■ What is required: Give the listing again character for character, but drop the images.
========================================================================
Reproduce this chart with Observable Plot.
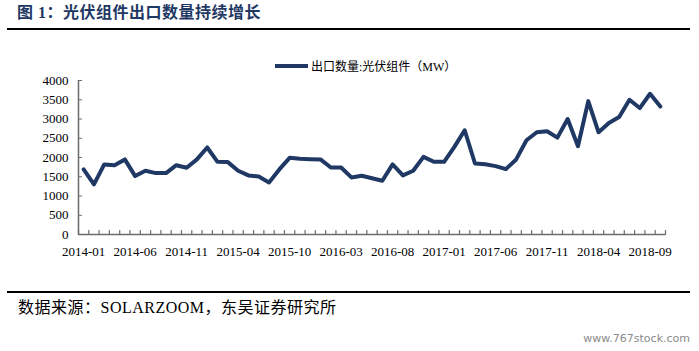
<!DOCTYPE html>
<html><head><meta charset="utf-8">
<script src="https://cdn.jsdelivr.net/npm/d3@7"></script>
<script src="https://cdn.jsdelivr.net/npm/@observablehq/plot@0.6"></script>
<style>
body{margin:0;background:#fff;width:699px;height:351px;position:relative;overflow:hidden;font-family:"Liberation Serif","Noto Sans CJK SC",serif;color:#000;}
#title{position:absolute;left:17px;top:4px;font-size:16px;line-height:18px;font-weight:bold;color:#1f3864;letter-spacing:0.5px;white-space:nowrap;}
.rule{position:absolute;left:7px;width:683px;height:2px;background:#000;}
#legend{position:absolute;left:275px;top:58px;height:16px;font-size:12px;display:flex;align-items:center;white-space:nowrap;}
#legend span.sw{display:inline-block;width:33px;height:4px;background:#1f3864;margin-right:3px;}
#chart{position:absolute;left:0;top:40px;}
#source{position:absolute;left:18px;top:299px;font-size:16px;line-height:18px;letter-spacing:0.5px;white-space:nowrap;}
#wm{position:absolute;right:9px;top:332px;font-family:"DejaVu Sans",sans-serif;font-size:11px;color:#8a8a8a;white-space:nowrap;}
</style></head>
<body>
<div id="title">图 1：光伏组件出口数量持续增长</div>
<div class="rule" style="top:28px"></div>
<div id="legend"><span class="sw"></span>出口数量:光伏组件（MW）</div>
<div id="chart"></div>
<div class="rule" style="top:291px"></div>
<div id="source">数据来源：SOLARZOOM，东吴证券研究所</div>
<div id="wm">www.767stock.com</div>
<script>
const months = ["2014-01","2014-02","2014-03","2014-04","2014-05","2014-06","2014-07","2014-08","2014-09","2014-10","2014-11","2014-12",
"2015-01","2015-02","2015-03","2015-04","2015-05","2015-06","2015-07","2015-09","2015-10","2015-11","2015-12",
"2016-01","2016-02","2016-03","2016-04","2016-05","2016-06","2016-07","2016-08","2016-09","2016-10","2016-11","2016-12",
"2017-01","2017-02","2017-03","2017-04","2017-05","2017-06","2017-07","2017-08","2017-09","2017-10","2017-11","2017-12",
"2018-01","2018-02","2018-03","2018-04","2018-05","2018-06","2018-07","2018-08","2018-09","2018-10"];
const exportMW = [1690,1300,1820,1800,1950,1517,1655,1595,1595,1800,1733,1950,
2260,1888,1880,1655,1534,1508,1353,1690,1991,1965,1957,
1950,1741,1741,1483,1526,1460,1396,1820,1534,1655,2017,1888,
1888,2276,2707,1845,1827,1776,1698,1950,2448,2655,2681,2517,
3000,2293,3465,2655,2896,3051,3500,3284,3655,3327];
const yTicks = [0,500,1000,1500,2000,2500,3000,3500,4000];
const labelStep = 5;
const seriesName = "出口数量:光伏组件（MW）";

const data = months.map((m, i) => ({i, m, v: exportMW[i]}));
const labelData = data.filter((d, i) => i % labelStep === 0);
const boundaries = d3.range(months.length + 1);
const tickShape = {draw(ctx, l) { ctx.moveTo(0, 0); ctx.lineTo(0, -l); }};
const axisColor = "#6b6b6b";
const lineColor = "#1f3864";

const chart = Plot.plot({
  width: 699, height: 225,
  marginTop: 40, marginBottom: 31, marginLeft: 78, marginRight: 34,
  x: {domain: [0, months.length], axis: null},
  y: {domain: [0, 4000], axis: null},
  style: {fontFamily: "Liberation Serif, serif", fontSize: "13px", color: "#000", background: "transparent", overflow: "visible"},
  marks: [
    Plot.ruleY([0], {stroke: axisColor, strokeWidth: 1.5}),
    Plot.ruleX([0], {stroke: axisColor, strokeWidth: 1.5}),
    Plot.vector(boundaries, {x: d => d, y: () => 0, length: 4, anchor: "start", rotate: 0, shape: tickShape, stroke: axisColor, strokeWidth: 1.2}),
    Plot.vector(yTicks, {x: () => 0, y: d => d, length: 3, anchor: "start", rotate: 90, shape: tickShape, stroke: axisColor, strokeWidth: 1.2}),
    Plot.text(yTicks, {x: () => 0, y: d => d, text: d => String(d), textAnchor: "end", dx: -10, fill: "#000"}),
    Plot.text(labelData, {x: d => d.i + 0.5, y: () => 0, text: "m", dy: 17, fill: "#000"}),
    Plot.line(data, {x: d => d.i + 0.5, y: "v", stroke: lineColor, strokeWidth: 4, strokeLinejoin: "round", strokeLinecap: "round"})
  ]
});
document.getElementById("chart").appendChild(chart);
</script>
</body></html>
========================================================================
■ Answer in full:
Reproduce this chart with Observable Plot.
<!DOCTYPE html>
<html><head><meta charset="utf-8">
<script src="https://cdn.jsdelivr.net/npm/d3@7"></script>
<script src="https://cdn.jsdelivr.net/npm/@observablehq/plot@0.6"></script>
<style>
body{margin:0;background:#fff;width:699px;height:351px;position:relative;overflow:hidden;font-family:"Liberation Serif","Noto Sans CJK SC",serif;color:#000;}
#title{position:absolute;left:17px;top:4px;font-size:16px;line-height:18px;font-weight:bold;color:#1f3864;letter-spacing:0.5px;white-space:nowrap;}
.rule{position:absolute;left:7px;width:683px;height:2px;background:#000;}
#legend{position:absolute;left:275px;top:58px;height:16px;font-size:12px;display:flex;align-items:center;white-space:nowrap;}
#legend span.sw{display:inline-block;width:33px;height:4px;background:#1f3864;margin-right:3px;}
#chart{position:absolute;left:0;top:40px;}
#source{position:absolute;left:18px;top:299px;font-size:16px;line-height:18px;letter-spacing:0.5px;white-space:nowrap;}
#wm{position:absolute;right:9px;top:332px;font-family:"DejaVu Sans",sans-serif;font-size:11px;color:#8a8a8a;white-space:nowrap;}
</style></head>
<body>
<div id="title">图 1：光伏组件出口数量持续增长</div>
<div class="rule" style="top:28px"></div>
<div id="legend"><span class="sw"></span>出口数量:光伏组件（MW）</div>
<div id="chart"></div>
<div class="rule" style="top:291px"></div>
<div id="source">数据来源：SOLARZOOM，东吴证券研究所</div>
<div id="wm">www.767stock.com</div>
<script>
const months = ["2014-01","2014-02","2014-03","2014-04","2014-05","2014-06","2014-07","2014-08","2014-09","2014-10","2014-11","2014-12",
"2015-01","2015-02","2015-03","2015-04","2015-05","2015-06","2015-07","2015-09","2015-10","2015-11","2015-12",
"2016-01","2016-02","2016-03","2016-04","2016-05","2016-06","2016-07","2016-08","2016-09","2016-10","2016-11","2016-12",
"2017-01","2017-02","2017-03","2017-04","2017-05","2017-06","2017-07","2017-08","2017-09","2017-10","2017-11","2017-12",
"2018-01","2018-02","2018-03","2018-04","2018-05","2018-06","2018-07","2018-08","2018-09","2018-10"];
const exportMW = [1690,1300,1820,1800,1950,1517,1655,1595,1595,1800,1733,1950,
2260,1888,1880,1655,1534,1508,1353,1690,1991,1965,1957,
1950,1741,1741,1483,1526,1460,1396,1820,1534,1655,2017,1888,
1888,2276,2707,1845,1827,1776,1698,1950,2448,2655,2681,2517,
3000,2293,3465,2655,2896,3051,3500,3284,3655,3327];
const yTicks = [0,500,1000,1500,2000,2500,3000,3500,4000];
const labelStep = 5;
const seriesName = "出口数量:光伏组件（MW）";

const data = months.map((m, i) => ({i, m, v: exportMW[i]}));
const labelData = data.filter((d, i) => i % labelStep === 0);
const boundaries = d3.range(months.length + 1);
const tickShape = {draw(ctx, l) { ctx.moveTo(0, 0); ctx.lineTo(0, -l); }};
const axisColor = "#6b6b6b";
const lineColor = "#1f3864";

const chart = Plot.plot({
  width: 699, height: 225,
  marginTop: 40, marginBottom: 31, marginLeft: 78, marginRight: 34,
  x: {domain: [0, months.length], axis: null},
  y: {domain: [0, 4000], axis: null},
  style: {fontFamily: "Liberation Serif, serif", fontSize: "13px", color: "#000", background: "transparent", overflow: "visible"},
  marks: [
    Plot.ruleY([0], {stroke: axisColor, strokeWidth: 1.5}),
    Plot.ruleX([0], {stroke: axisColor, strokeWidth: 1.5}),
    Plot.vector(boundaries, {x: d => d, y: () => 0, length: 4, anchor: "start", rotate: 0, shape: tickShape, stroke: axisColor, strokeWidth: 1.2}),
    Plot.vector(yTicks, {x: () => 0, y: d => d, length: 3, anchor: "start", rotate: 90, shape: tickShape, stroke: axisColor, strokeWidth: 1.2}),
    Plot.text(yTicks, {x: () => 0, y: d => d, text: d => String(d), textAnchor: "end", dx: -10, fill: "#000"}),
    Plot.text(labelData, {x: d => d.i + 0.5, y: () => 0, text: "m", dy: 17, fill: "#000"}),
    Plot.line(data, {x: d => d.i + 0.5, y: "v", stroke: lineColor, strokeWidth: 4, strokeLinejoin: "round", strokeLinecap: "round"})
  ]
});
document.getElementById("chart").appendChild(chart);
</script>
</body></html>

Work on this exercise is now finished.